Preparing a family blessed with young and energetic children (aged 11, 8, and 7) for Christmas is like herding puppies into a pen. They are small and cuddly enough that the chore is enjoyable and they don’t resist too much, but there’s a fair amount of yapping and nipping going on that it begs the question, “Do they truly appreciate the spirit of the season?”
Simple traditions help us to understand what’s going on with them. We started putting up the Christmas lights as a family a year or two ago, though this year our helpers got excited and put everything up themselves. For the first time, the kids have a little tree of their own to decorate, which they’ve done by stringing Christmas letters together and hanging them on the tree. The time spent together while decorating is spent telling them stories about how we would celebrate Christmases when we were younger – riding down Ayala Avenue to look at the lights, or driving to Greenhills or COD to marvel at the Christmas dioramas in their mechanical twinkling splendor. They laugh at our stories and our silliness as we tell them, almost as much as they laugh at themselves as they clumsily and determinedly hang their beloved decorations. It’s a simple tradition, one of many, and we hope that it’s enough to remind them that the season is for creating joyful memories with the ones we love most.

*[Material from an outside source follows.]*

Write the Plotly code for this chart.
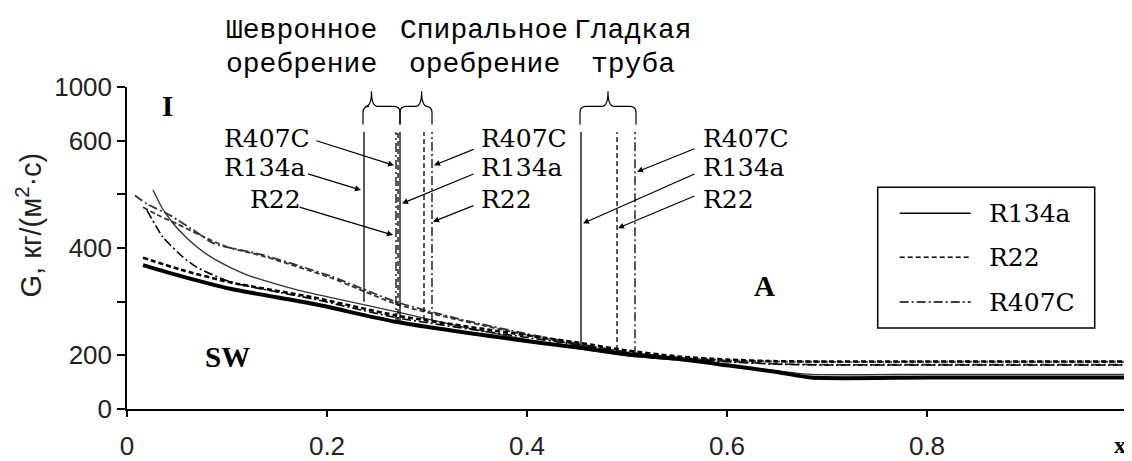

This year, the kids surprised us with a couple of preparation ideas of their own. When we asked our daughter Téa how she thought we should prepare for Christmas, she said that we should pray the rosary more often. Gusto, our youngest, said that he was preparing by remembering his Mama (lola) Tetes who passed away earlier this year. Good ideas can come from anywhere.
Every year we look forward to the joy and love that the Season brings, and each year we struggle to complete the kilometric list of obligations and tasks that come along with it. Yet somehow, miraculously, our Lord reminds us that there is a greater spirit at work – and that through His grace we will all have a truly meaningful Christmas.